Un’altra soluzione teoricamente possibile è quella di un’intesa tra PSOE e il partito di centro-destra “Ciudadanos”. Il suo leader, Alberto Rivera, in campagna elettorale aveva però tenuto posizioni molto critiche nei confronti dei socialisti per la loro presunta linea morbida verso la Catalogna e nella serata di domenica ha ribadito pubblicamente la chiusura verso Sánchez.

 

La leadership di “Ciudadanos” aveva ostentato una retorica sempre più reazionaria nelle ultime settimane, con l’obiettivo di cavalcare l’ondata populista che gli ambienti della destra spagnola auspicavano poter favorire un governo tra il PP, il partito di Rivera e quello di estrema destra Vox, entrato domenica per la prima volta in parlamento. Questo modello era stato inaugurato lo scorso dicembre in Andalusia, dove le elezioni regionali avevano segnato una sconfitta clamorosa per il Partito Socialista.

 

Vox è un movimento sostanzialmente xenofobo e neo-fascista e il risultato che ha fatto segnare in questa tornata elettorale ha dato indicazioni contraddittorie. Da un lato, il 10% dei consensi e i 24 seggi conquistati sono un chiaro segnale d’allarme della crescita dell’estrema destra anche in Spagna più di quarant’anni dopo la caduta del franchismo.

 

Dall’altro, tuttavia, le previsioni di uno sfondamento da parte di Vox sono state smentite, così come non si è concretizzata la possibilità che questo partito diventasse l’ago della bilancia del nuovo quadro politico spagnolo, risultando decisivo per la formazione del prossimo governo.

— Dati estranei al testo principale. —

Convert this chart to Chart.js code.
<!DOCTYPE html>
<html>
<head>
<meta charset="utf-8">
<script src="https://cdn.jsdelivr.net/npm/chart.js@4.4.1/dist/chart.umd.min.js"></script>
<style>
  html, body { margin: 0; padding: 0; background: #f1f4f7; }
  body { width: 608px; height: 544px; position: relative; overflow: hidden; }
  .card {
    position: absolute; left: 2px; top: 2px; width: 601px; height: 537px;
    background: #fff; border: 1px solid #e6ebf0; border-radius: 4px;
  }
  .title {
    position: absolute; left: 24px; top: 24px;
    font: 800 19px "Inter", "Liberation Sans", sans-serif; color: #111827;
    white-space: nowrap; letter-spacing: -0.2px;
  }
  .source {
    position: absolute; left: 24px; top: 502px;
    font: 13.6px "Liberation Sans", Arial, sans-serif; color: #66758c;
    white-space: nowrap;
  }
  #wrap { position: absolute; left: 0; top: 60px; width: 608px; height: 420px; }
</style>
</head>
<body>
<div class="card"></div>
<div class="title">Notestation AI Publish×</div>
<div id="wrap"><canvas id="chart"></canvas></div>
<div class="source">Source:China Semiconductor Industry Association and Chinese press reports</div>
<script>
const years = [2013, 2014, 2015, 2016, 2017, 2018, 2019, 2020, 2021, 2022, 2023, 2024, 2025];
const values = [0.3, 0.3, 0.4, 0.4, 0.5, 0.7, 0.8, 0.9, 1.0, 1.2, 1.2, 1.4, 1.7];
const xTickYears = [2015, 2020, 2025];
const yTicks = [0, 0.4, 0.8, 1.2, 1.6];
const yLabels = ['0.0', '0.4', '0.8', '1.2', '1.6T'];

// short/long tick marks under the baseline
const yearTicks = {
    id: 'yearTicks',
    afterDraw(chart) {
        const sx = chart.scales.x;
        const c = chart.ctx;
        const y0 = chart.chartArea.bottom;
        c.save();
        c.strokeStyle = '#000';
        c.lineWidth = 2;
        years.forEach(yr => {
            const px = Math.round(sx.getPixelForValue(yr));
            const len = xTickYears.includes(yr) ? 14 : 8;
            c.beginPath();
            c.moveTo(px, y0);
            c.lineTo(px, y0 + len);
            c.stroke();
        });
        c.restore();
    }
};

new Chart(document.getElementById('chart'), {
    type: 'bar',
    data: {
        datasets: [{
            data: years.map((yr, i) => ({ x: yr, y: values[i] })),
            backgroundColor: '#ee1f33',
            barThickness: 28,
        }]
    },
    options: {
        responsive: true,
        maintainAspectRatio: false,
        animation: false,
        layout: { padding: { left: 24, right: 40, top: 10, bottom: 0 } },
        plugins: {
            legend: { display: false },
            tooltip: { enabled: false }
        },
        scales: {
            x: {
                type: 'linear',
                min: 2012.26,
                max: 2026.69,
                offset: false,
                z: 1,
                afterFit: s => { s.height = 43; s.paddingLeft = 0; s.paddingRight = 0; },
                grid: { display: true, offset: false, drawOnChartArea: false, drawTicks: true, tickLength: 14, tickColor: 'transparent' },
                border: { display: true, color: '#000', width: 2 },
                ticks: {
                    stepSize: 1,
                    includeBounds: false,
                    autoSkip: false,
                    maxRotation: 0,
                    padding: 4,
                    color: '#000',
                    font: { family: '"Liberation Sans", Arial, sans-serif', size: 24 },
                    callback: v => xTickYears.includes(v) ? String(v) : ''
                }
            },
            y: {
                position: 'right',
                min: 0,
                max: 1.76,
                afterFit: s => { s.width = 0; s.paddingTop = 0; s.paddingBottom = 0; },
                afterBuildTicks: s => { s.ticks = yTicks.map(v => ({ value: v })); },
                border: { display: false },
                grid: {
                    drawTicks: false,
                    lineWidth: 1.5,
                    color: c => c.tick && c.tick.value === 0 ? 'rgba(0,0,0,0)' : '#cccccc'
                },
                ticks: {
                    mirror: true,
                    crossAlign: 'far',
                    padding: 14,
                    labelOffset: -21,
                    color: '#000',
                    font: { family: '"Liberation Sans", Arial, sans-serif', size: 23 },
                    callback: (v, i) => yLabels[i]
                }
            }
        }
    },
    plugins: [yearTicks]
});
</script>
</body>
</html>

Alla fine, il risultato di Vox ha confermato come non esista ancora una base di sostegno di massa per l’estrema destra, in Spagna come altrove. Questo partito ha così capitalizzato in particolare le frustrazioni dell’elettorato più reazionario e disorientato del PP, il cui crollo ha assunto proporzioni storiche, ma ha pagato a caro prezzo la retorica anti-indipendentista nelle regioni con una forte identità locale.

 

Il contenimento della destra ha rappresentato senza dubbio il dato più confortante delle elezioni spagnole. A dare un contributo determinante è stata un’affluenza mai così alta dal 1982 – 76% – stimolata dagli appelli del PSOE e non solo a impedire l’arrivo al potere dell’estrema destra nel paese che ha vissuto l’incubo franchista.

 

Per quanto riguarda i numeri, il Partito Socialista ha toccato quota 123 seggi (29%), contro i 66 del PP di Pablo Casado (17%), i 57 di “Ciudadanos” (16%), i 42 di Unidos Podemos (14%) e, come già ricordato, i 24 di Vox. PSOE e Unidos Podemos sono lontani dai 176 seggi necessari per governare e, se l’ipotesi di un esecutivo di centro-sinistra dovesse diventare l’unica percorribile, saranno necessari anche i seggi – rispettivamente 6 e 15 – dei nazionalisti baschi (PNV) e dei catalani di “Esquerra Republicana”.

 

Alla luce delle tensioni esplose nei mesi scorsi, non è poi da escludere la nascita di un altro governo di minoranza, a cui è sembrata fare riferimento lunedì la numero due del PSOE Carmen Calvo, o uno stallo prolungato e possibili nuove elezioni anticipate di qui a qualche mese, come avvenne dopo il voto del 2015.

 

Il rifiuto della destra estrema in Spagna e il relativo successo del PSOE non implicano ad ogni modo né un cambiamento in senso progressista né tantomeno un contenimento nel medio e lungo periodo delle forze reazionarie. Proprio l’esempio delle recenti elezioni locali in Andalusia, tradizionale feudo del PSOE, aveva mostrato come proprio le politiche sempre più all’insegna del neo-liberismo dei socialisti avessero favorito la crescita dell’estrema destra.

 

Su base nazionale, nei pochi mesi del suo governo, Sánchez aveva mostrato ugualmente l’intenzione di rispettare l’impegno per il rigore finanziario richiesto da Bruxelles e che il suo predecessore Rajoy aveva implementato senza alcuno scrupolo. Anche nella campagna elettorale, da cui i temi economici sono rimasti in larga misura esclusi, l’insistenza del PSOE è stata sulla necessità di tenere la Spagna ancorata all’Unione Europea, lasciando intendere in maniera indiretta che non ci sarebbero state deviazioni significative dalle politiche restrittive degli ultimi anni.

 

Nel dibattito internazionale pre-elettorale, d’altra parte, erano stati in molti negli ambienti finanziari più influenti a esprimere la speranza di un successo convincente di Pedro Sánchez e del PSOE. I socialisti sono ritenuti evidentemente i più affidabili nel panorama politico spagnolo odierno per garantire la stabilità del paese a fronte di tensioni sociali sempre presenti, vista la persistente precarietà della situazione economica, e del rischio di scatenare forze centrifughe in seguito al successo dell’estrema destra populista.